The beautiful images on it, which were under wraps till the following Sunday, were designed by local ceramic artist, Mick Brettle. The stone itself was chosen and carved to Mick’s design with great skill and craftsmanship by Ian Newton, stone carver from Nine Mile Burn.
On it you can see the juniper sprig of the village’s name, the river and a mill wheel, symbolising the mills which used to flourish along the Water of Leith here and finally a Bronze Age beaker and skull recalling the settlement here of our hardy ancestors since at least 4000 years ago. The skull is part of a skeleton found with a beaker in a stone cist near the Lanark Road in 1851. He is known as Juniper Green Man and is now in the National Museums of Scotland, whose scientists have already worked out his age and what he had to eat! More Bronze Age urns were found in 1898 along the ridge of what is now Woodhall Terrace and it is only a stone’s throw from there to the site of the monument at the junction between Baberton Ave and Belmont Rd.
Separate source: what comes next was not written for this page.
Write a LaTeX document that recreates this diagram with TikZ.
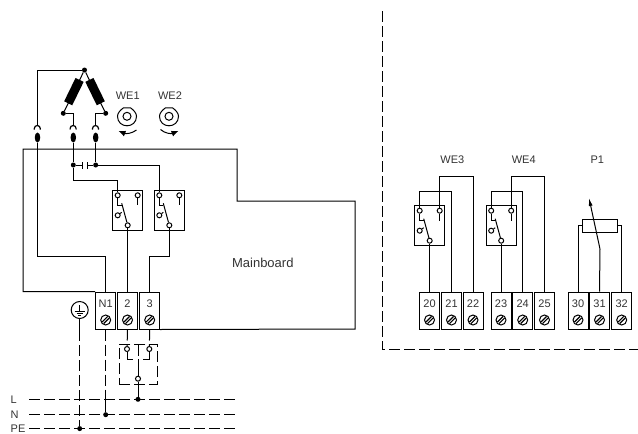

It was here that the monument had its ceremonial unveiling on Sunday March 7 at 2pm. This was a very happy event, attended by about 200 people, and the sun shone! There were golden balloons and a golden (or should that be bronze?) speech from guest speaker and Bronze Age expert, Dr Alison Sheridan of the NMS. Representatives of the oldest and youngest residents, all past or present pupils at JG school, unveiled the monument to the strains of Christopher Grieve’s pipes. A team of 12 of Anne Bangham’s dancers, in great costumes, provided a series of stunning performances in the Village Hall.
The refreshments, served in the grounds of the Tennis Club, were themed to our community’s past: juniper and lemon flavoured biscuits shaped and decorated like Bronze Age beakers, and “mill wheel” biscuits flavoured with cinnamon, which looks rather like the snuff that used to be milled here. More up-to date cuisine, in the form of pizza, was donated by Silvia Carpico of Pentland Fry and Al Borgo! It was all washed down with a choice of lemon brose made with real lemons, or Atholl brose, a heady concoction of oats, honey, cream and whisky. A photographic record of the whole event was made by Paul Watt.
Most important of all, there was a really good feeling of people meeting and greeting each other as part of a related community. Thanks are due to our sponsors, JGVA, JG300 and the makers of Juniper Green organic gin, London and Scottish International Ltd; to Juniper Green Tennis Club; and all those, too numerous to name, but including volunteers from the new JGCC, who gave their time, talents, energy, money and equipment to make this event such a success.
Finally, watch out for locals sporting badges with Juniper Green Man on it! They will soon be for sale in the village. And if you have already done so, come and see the new monument!